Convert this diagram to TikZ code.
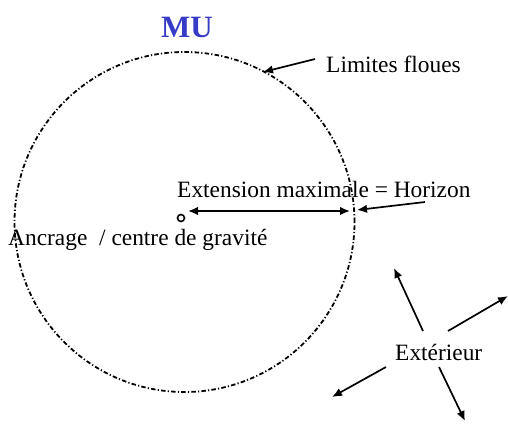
\documentclass[tikz,border=0pt]{standalone}
\usepackage{fontspec}
\setmainfont{Liberation Serif}
\usepackage{xcolor}
\usetikzlibrary{calc, arrows.meta, positioning}

\definecolor{mublue}{RGB}{55,60,200}
\tikzset{
  texte/.style={font=\fontsize{23.4}{27}\selectfont, inner sep=0pt},
  flou/.style={line width=1.8pt, dash pattern=on 4.5pt off 2.2pt on 1.2pt off 2.2pt},
  fleche/.style={->, line width=1.7pt}
}

\begin{document}
\begin{tikzpicture}[>={Latex[length=10pt,width=8.5pt]}, x=1pt, y=-1pt]
    \useasboundingbox (0,0) rectangle (508,423);

    % 1. Le cercle aux limites floues (MU)
    \coordinate (c) at (184.5,222);
    \draw[flou] (c) circle[radius=170pt];
    \node[font=\fontsize{31}{34}\selectfont\bfseries, text=mublue, anchor=base, inner sep=0pt] (mu) at (187,37) {MU};

    % 2. Limites floues
    \node[texte, anchor=base west] (lim) at (326,72) {Limites floues};
    \coordinate (limA) at (315,59);
    \coordinate (limB) at (263,72);
    \draw[fleche] (limA) -- (limB);

    % 3. Ancrage et extension maximale
    \node[draw, circle, line width=1.6pt, minimum size=7pt, inner sep=0pt] (anc) at (181,218) {};
    \node[texte, anchor=base west] (ancr) at (8,245) {Ancrage~ / centre de gravité};
    \node[texte, anchor=base west] (ext) at (177,197) {Extension maximale = Horizon};
    \coordinate (dl) at (188,211);
    \coordinate (dr) at (350,211);
    \draw[fleche, <->] (dl) -- (dr);
    \coordinate (hzA) at (425,202);
    \coordinate (hzB) at (357,210);
    \draw[fleche] (hzA) -- (hzB);

    % 4. Extérieur
    \node[texte, anchor=base west] (exter) at (395,360) {Extérieur};
    \coordinate (e1) at (423,331); \coordinate (f1) at (394,268);
    \coordinate (e2) at (448,331); \coordinate (f2) at (508,296);
    \coordinate (e3) at (386,367); \coordinate (f3) at (332,397);
    \coordinate (e4) at (439,367); \coordinate (f4) at (465,421);
    \foreach \i in {1,...,4} {
        \draw[fleche] (e\i) -- (f\i);
    }

\end{tikzpicture}
\end{document}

### Written request
Transcribe the listing in full. Omit the pictures and keep every line exact.

### Reply
Convert this diagram to TikZ code.
\documentclass[tikz,border=0pt]{standalone}
\usepackage{fontspec}
\setmainfont{Liberation Serif}
\usepackage{xcolor}
\usetikzlibrary{calc, arrows.meta, positioning}

\definecolor{mublue}{RGB}{55,60,200}
\tikzset{
  texte/.style={font=\fontsize{23.4}{27}\selectfont, inner sep=0pt},
  flou/.style={line width=1.8pt, dash pattern=on 4.5pt off 2.2pt on 1.2pt off 2.2pt},
  fleche/.style={->, line width=1.7pt}
}

\begin{document}
\begin{tikzpicture}[>={Latex[length=10pt,width=8.5pt]}, x=1pt, y=-1pt]
    \useasboundingbox (0,0) rectangle (508,423);

    % 1. Le cercle aux limites floues (MU)
    \coordinate (c) at (184.5,222);
    \draw[flou] (c) circle[radius=170pt];
    \node[font=\fontsize{31}{34}\selectfont\bfseries, text=mublue, anchor=base, inner sep=0pt] (mu) at (187,37) {MU};

    % 2. Limites floues
    \node[texte, anchor=base west] (lim) at (326,72) {Limites floues};
    \coordinate (limA) at (315,59);
    \coordinate (limB) at (263,72);
    \draw[fleche] (limA) -- (limB);

    % 3. Ancrage et extension maximale
    \node[draw, circle, line width=1.6pt, minimum size=7pt, inner sep=0pt] (anc) at (181,218) {};
    \node[texte, anchor=base west] (ancr) at (8,245) {Ancrage~ / centre de gravité};
    \node[texte, anchor=base west] (ext) at (177,197) {Extension maximale = Horizon};
    \coordinate (dl) at (188,211);
    \coordinate (dr) at (350,211);
    \draw[fleche, <->] (dl) -- (dr);
    \coordinate (hzA) at (425,202);
    \coordinate (hzB) at (357,210);
    \draw[fleche] (hzA) -- (hzB);

    % 4. Extérieur
    \node[texte, anchor=base west] (exter) at (395,360) {Extérieur};
    \coordinate (e1) at (423,331); \coordinate (f1) at (394,268);
    \coordinate (e2) at (448,331); \coordinate (f2) at (508,296);
    \coordinate (e3) at (386,367); \coordinate (f3) at (332,397);
    \coordinate (e4) at (439,367); \coordinate (f4) at (465,421);
    \foreach \i in {1,...,4} {
        \draw[fleche] (e\i) -- (f\i);
    }

\end{tikzpicture}
\end{document}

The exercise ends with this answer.